Fifty is a nifty number when considering how to cut back the care given in emergency rooms for nonemergency problems, according to a recent study. It seems that levying a copayment of $50 or more results in a significant reduction in ER use for non-emergent conditions.
“Copayment Levels and Their Influence on Patient Behavior in Emergency Room Utilization in an HMO Population,” in the Journal of Managed Care Medicine, says that “with a 30 to 45 percent reduction in emergent visits, a 42 to 62 percent reduction in nonemergent visits, and overall ER reduction of 33 to 49 percent for patients with ER copayments from $50 to $150, [payers’ and employers’] consideration of increasing ER copayments at least to the $50 level may serve to continue needed reductions in ER visits for nonemergent conditions.”
The study looks at ER use for about 137,000 enrollees in the Health Alliance Plan in Michigan who are treated by the Henry Ford Medical Group.
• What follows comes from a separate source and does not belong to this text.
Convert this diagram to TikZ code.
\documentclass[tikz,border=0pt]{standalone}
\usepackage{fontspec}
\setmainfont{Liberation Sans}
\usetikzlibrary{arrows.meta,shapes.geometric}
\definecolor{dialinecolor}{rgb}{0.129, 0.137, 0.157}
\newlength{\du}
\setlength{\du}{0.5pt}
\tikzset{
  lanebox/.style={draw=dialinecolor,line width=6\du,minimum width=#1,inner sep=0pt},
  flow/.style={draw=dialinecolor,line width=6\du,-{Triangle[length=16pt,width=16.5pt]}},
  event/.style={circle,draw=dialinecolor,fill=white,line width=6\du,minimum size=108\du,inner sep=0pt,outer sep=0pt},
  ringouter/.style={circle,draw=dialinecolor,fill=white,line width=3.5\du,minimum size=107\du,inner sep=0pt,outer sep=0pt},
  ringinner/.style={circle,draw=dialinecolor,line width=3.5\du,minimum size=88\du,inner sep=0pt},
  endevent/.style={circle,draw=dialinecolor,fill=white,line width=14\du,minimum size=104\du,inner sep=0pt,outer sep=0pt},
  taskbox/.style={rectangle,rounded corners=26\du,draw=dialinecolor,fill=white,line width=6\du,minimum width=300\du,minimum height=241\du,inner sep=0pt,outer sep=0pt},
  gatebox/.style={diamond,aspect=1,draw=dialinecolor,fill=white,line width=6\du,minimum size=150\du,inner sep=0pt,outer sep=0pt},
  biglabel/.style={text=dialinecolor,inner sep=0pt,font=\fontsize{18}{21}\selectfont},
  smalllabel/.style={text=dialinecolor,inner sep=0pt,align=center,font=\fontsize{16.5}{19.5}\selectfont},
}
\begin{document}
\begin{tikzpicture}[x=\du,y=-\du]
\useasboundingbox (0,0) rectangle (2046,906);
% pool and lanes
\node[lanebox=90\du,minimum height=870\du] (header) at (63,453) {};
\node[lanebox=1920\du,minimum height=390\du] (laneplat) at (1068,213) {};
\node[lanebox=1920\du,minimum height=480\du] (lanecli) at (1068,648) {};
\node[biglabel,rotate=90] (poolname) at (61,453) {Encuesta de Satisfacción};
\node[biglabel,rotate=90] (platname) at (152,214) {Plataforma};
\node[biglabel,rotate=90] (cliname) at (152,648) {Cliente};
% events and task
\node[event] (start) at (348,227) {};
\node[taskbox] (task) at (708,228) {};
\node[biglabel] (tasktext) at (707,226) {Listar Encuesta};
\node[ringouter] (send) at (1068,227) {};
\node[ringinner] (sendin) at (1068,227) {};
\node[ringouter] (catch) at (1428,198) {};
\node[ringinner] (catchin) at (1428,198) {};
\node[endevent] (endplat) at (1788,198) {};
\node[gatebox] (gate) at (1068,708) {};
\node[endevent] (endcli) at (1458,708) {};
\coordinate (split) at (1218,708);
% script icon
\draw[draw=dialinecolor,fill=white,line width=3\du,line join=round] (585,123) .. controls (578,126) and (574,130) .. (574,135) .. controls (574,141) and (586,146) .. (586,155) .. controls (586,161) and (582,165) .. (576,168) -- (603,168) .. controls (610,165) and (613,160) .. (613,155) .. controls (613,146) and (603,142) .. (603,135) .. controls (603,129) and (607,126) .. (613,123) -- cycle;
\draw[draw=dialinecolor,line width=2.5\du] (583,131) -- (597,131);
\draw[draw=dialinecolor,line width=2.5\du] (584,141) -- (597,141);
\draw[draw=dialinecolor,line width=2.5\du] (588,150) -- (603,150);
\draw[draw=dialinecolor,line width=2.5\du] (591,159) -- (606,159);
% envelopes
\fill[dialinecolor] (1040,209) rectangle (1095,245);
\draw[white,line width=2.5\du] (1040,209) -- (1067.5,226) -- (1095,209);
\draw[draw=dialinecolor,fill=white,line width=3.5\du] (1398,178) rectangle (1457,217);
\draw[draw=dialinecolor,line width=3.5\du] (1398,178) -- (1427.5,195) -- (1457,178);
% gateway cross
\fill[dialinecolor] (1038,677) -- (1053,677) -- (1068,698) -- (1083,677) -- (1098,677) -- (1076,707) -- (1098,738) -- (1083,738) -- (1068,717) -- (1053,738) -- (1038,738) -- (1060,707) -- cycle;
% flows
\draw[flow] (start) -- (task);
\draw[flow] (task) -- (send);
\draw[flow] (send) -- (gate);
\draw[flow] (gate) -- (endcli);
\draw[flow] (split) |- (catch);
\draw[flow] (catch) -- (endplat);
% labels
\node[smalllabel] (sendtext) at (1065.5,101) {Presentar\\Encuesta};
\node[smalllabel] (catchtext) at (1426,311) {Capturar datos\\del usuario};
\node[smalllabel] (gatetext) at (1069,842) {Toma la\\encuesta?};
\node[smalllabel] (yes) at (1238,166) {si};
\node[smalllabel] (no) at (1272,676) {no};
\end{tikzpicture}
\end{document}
The study compares data from Jan. 1 to Sept. 30, 2006, and Jan. 1 to Sept. 30, 2007, to data from 2005, before the copayments were increased.
When the copayments for doctor visits and ER visits were about the same, there seemed to be more ER visits. In such cases “patients with nonemergent conditions may consider convenience as a major factor when choosing where to receive nonemergent care.”
Physician offices aren’t open 24 hours a day and a worker doesn’t have to take time off from the job to go to the ER. In addition, “Pediatric utilization of ERs [is] usually double that of adult usage,” the study notes. Why? When children are in daycare, parents often don’t learn of a child’s illness until they come home from work.